So tonight, George Clooney, feeling generous (remember that bank account) and desiring to give me a break, takes me and the Boy to dinner at our favorite Mexican restaurant. It's like dinner theater there. We sit outside on the sidewalk and watch the moving exhibits.
I don't ever recall an evening when there wasn't some freakshow for entertainment. Mostly, it's the drunks, but every once in a while we'll get a real winner. Tonight we hit the jackpot, not once but twice. Well, maybe it was once, but with a bonus.
There was a group of young men who joined the festivities outside. I couldn't see them, but I sure heard them. Sooooouuuuuthern as southern can get. I mean, fried green tomatoes southern. They were drinking and smoking and trash-talking, but generally not being bothersome. Suddenly, an old Crown Victoria pulls across the parking lot and double parks right in front of them (and us) with a gigantic fat lady dressed inapproapriately too revealing (please, just don't ask how I know she was in a too-tight sundress) in the driver's seat, and an equally huge and very intoxicated man hanging out of the back seat window yells at the guys. "Hey Playahs, I'm riding in the backseat of the Po-Po."
Wow. I have no response to that. I was trying to figure out if he was in the backseat of a real police cruiser, or if they were just making fun of the Crown Vic. I think, maybe, he was serious that they bought it from the Police auction. Um. Wow, and aren't there open container laws? He was drinking the very cliche Colt 45 out of a can. I couldn't make this up.
They said their goodbyes, which included a brief exchange on their real experiences riding in the back of the Po-Po's cars, police cars for those of you lacking the urban vocabulary.
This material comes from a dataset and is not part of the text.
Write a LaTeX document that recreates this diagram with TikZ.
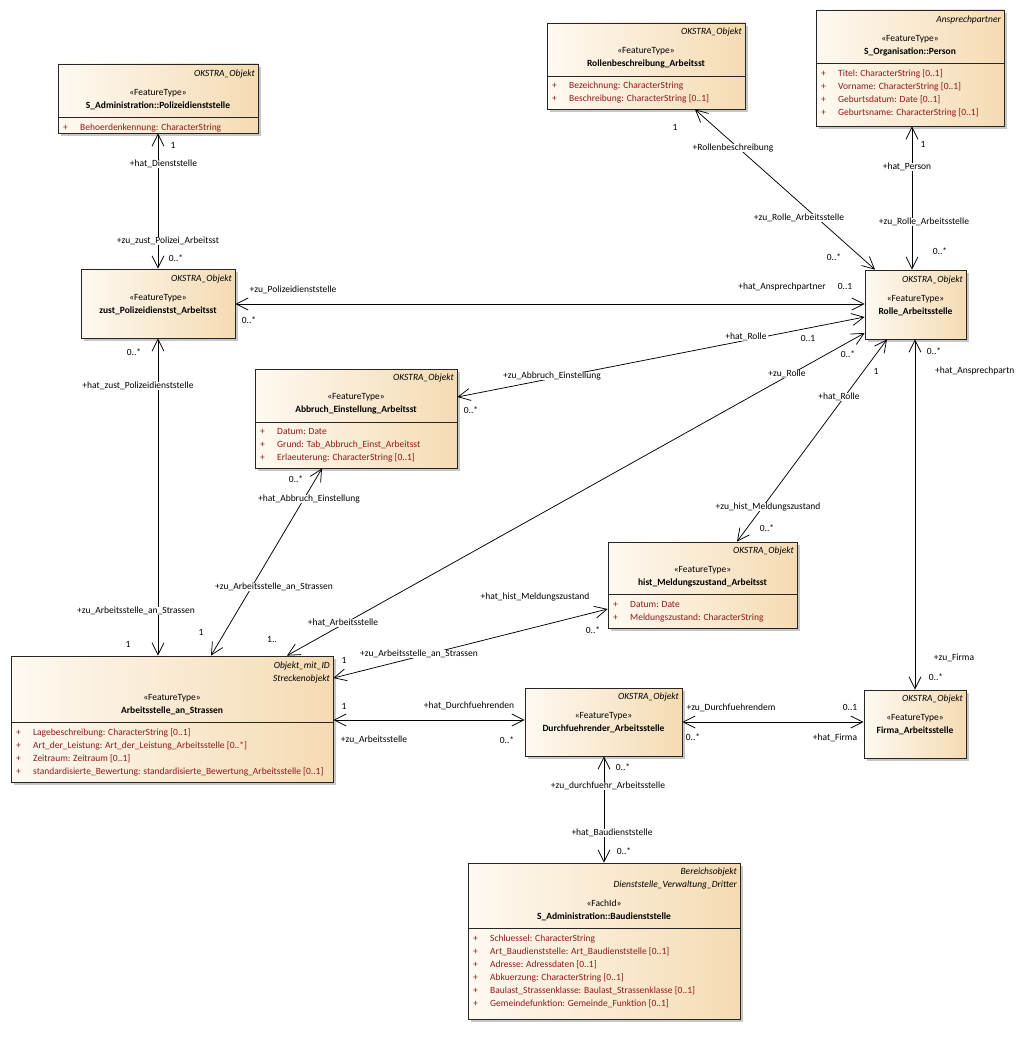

Which of course brings me to the next point. Those good ole boys were dressed in the finest Fubu fashions. They looked ridiculous and somehow wrong. I mean, I think overalls and camouflage fit better with their accents and lifestyle choices. Face it, the cool urban blacks I know drink Hennesey, not Colt 45. It's about the image, man.
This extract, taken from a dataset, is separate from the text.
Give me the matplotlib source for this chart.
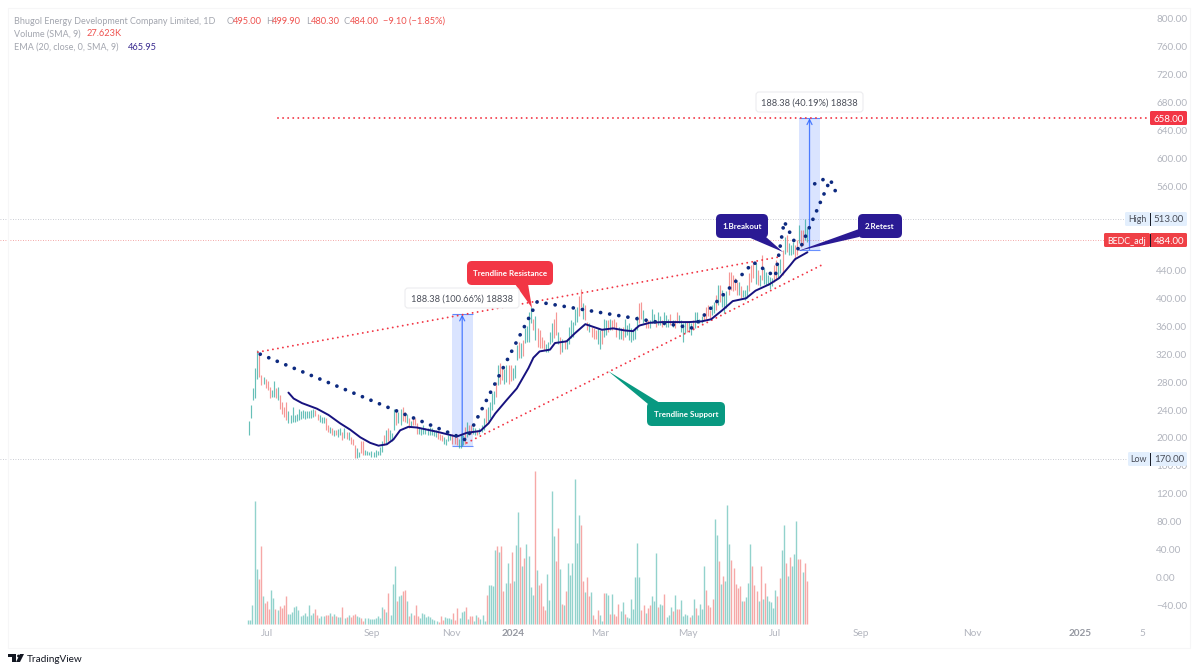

Well, they were just a gigantic ball of southern cliche when their dates show up. I'm embarrassed to say, the "ladies" completed the picture. I really resent, being on the plus side myself, how some women dress to accentuate what they really don't need to be showing. We were assaulted by the white trash ensemble that would have been trashy on Britney Spears. Yech.
Proof that you can take the boy out of the country, but you can't take the redneck out of the boy.